IPTI’s research report Supporting or Resisting Change: Elite Strategies in War to Peace and Political Transitions
16 June 2019
"IPTI’s newly published research report Supporting or Resisting Change: Elite Strategies in War to Peace and Political Transitions, funded by UK Aid from the UK Government, investigates the strategies elite actors apply in order to influence political change in support of or in resistance to political change processes, i.e. the objectives they pursue, and the approaches they use in order to achieve them. To this end, it reconstructs the patterns of elite behavior across 43 peace and transition processes from IPTI’s qualitative database. Below are the key findings:
The report identifies four principal approaches through which elites aim to influence political change:
- Elites negotiate between conflicting positions, i.e. they engage in efforts to resolve dispute through arriving at a common position, characterized by an overarching ethos of reciprocity.
- Elites influence political views, i.e. the manner in which the conflict and possible solutions to it are portrayed and perceived by
key stakeholders in the conflict.
- Elites shape the setting of the transition in which the negotiation process takes place, i.e. the design of the peace process including who participates through which means as well as the parameters of the larger political context.
- Elites undermine the process or existing settlement, i.e. they deliberately obstruct or derail the negotiation process or an existing political settlement through violent or non-violent means.

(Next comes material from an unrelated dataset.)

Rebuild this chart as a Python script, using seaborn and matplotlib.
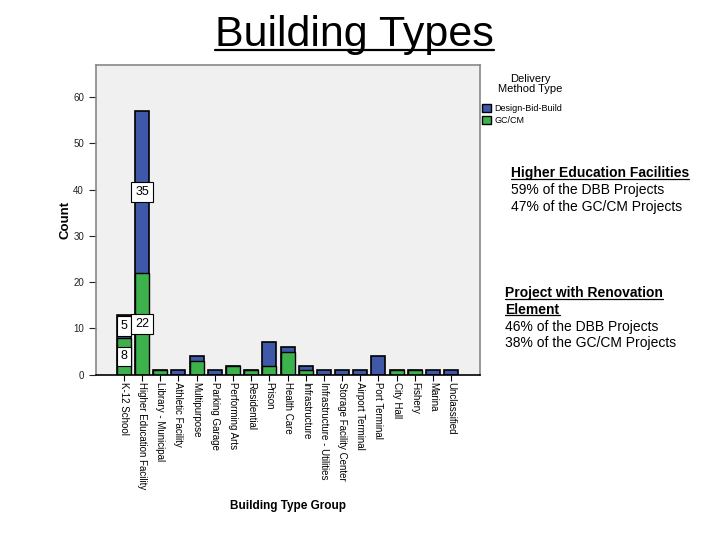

Elites apply these four principal approaches at various stages along a given peace or transition process, in order to change the formal political arrangement in their favor. The report identifies five distinct phases of transition that are characterized through critical moments in which elites can influence political change. For each phase, the report identifies two major clusters in which elites can be differentiated, depending on their interests and objectives. Clusters change from phase to phase as the overarching
objectives of elites change. They also have a fluctuating membership, even within a phase, as elites move between clusters depending on their changing objectives.